Company profits posted their first rise in a year in the June quarter, boosting both the income and expenditure measures of gross domestic product.

The economy contracted in the March quarter, after floods in Queensland significantly disrupted production of coal and iron ore and distorted conditions over the first half of 2011.

Company gross operating profits rose 6.7 per cent in the June quarter from the previous March quarter, the Australian Bureau of Statistics (ABS) said on Monday.

Gross operating profits in current prices and seasonally-adjusted terms rose 0.2 per cent over the year.

JP Morgan economist Ben Jarman said the solid corporate profits and significant inventory build-up recorded in the June quarter were likely to push up GDP by 1.2 per cent, quarter on quarter.

“Today’s data boosts both the income and expenditure measures of GDP, and all but locks in a strong GDP result for the second quarter,” Mr Jarman said.

CommSec chief economist Craig James said the sharp rise in inventories, led by a 12.1 per cent lift in mining stocks, was good news for economic growth.

Estimated business inventories, in seasonally-adjusted chain volume terms, rose 2.5 per cent in the June quarter, following a 0.7 per cent rise in the March quarter.

Economists were expecting inventories to have risen by 0.4 per cent in the June quarter.

Macquarie Group senior economist Brian Redican said the data reflected divergence between sectors of the economy.

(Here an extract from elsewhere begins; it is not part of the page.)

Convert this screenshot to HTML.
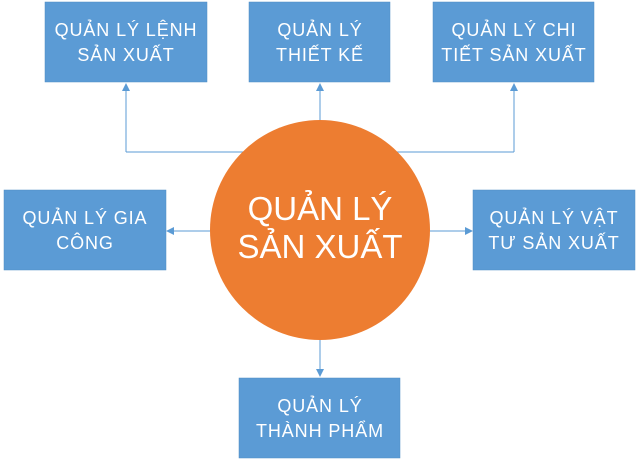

“In terms of sales for the different industries, you can see the two-speed economy emerging with retail sales and manufacturing quite weak and mining looking very strong,” Mr Redican said.

Mining profits rose 15.2 per cent, with sales up six per cent.

Mr Jarman said profits outside the mining industry were not as strong.

“In the detail, you’ve got a continuation of the mining versus non-mining split,” he said.

“We know miners got much higher prices for key commodities, given the supply disruptions that they faced earlier in the year.”

Manufacturing sector profits were over seven per cent, the third contraction in the past four quarters.

“The Australian business indicators for the second quarter provided yet more evidence of the divergent cross-sectoral trends that one expects in a small open economy facing a terms of trade shock,” Mr Jarman said.

Economists agreed the RBA was unlikely to raise the cash rate from its current 4.75 per cent, even if there was strong economic growth in the June quarter.

“It will support their view that mining output will rebound, but it will be some time before conditions in that sector return to normal,” Mr Jarman said.

“Of course, in the meantime, you’ve got other sectors of the economy suffering at that hands of the strong Aussie dollar.

“It’ll be an environment where the RBA will be happy to just wait and see.”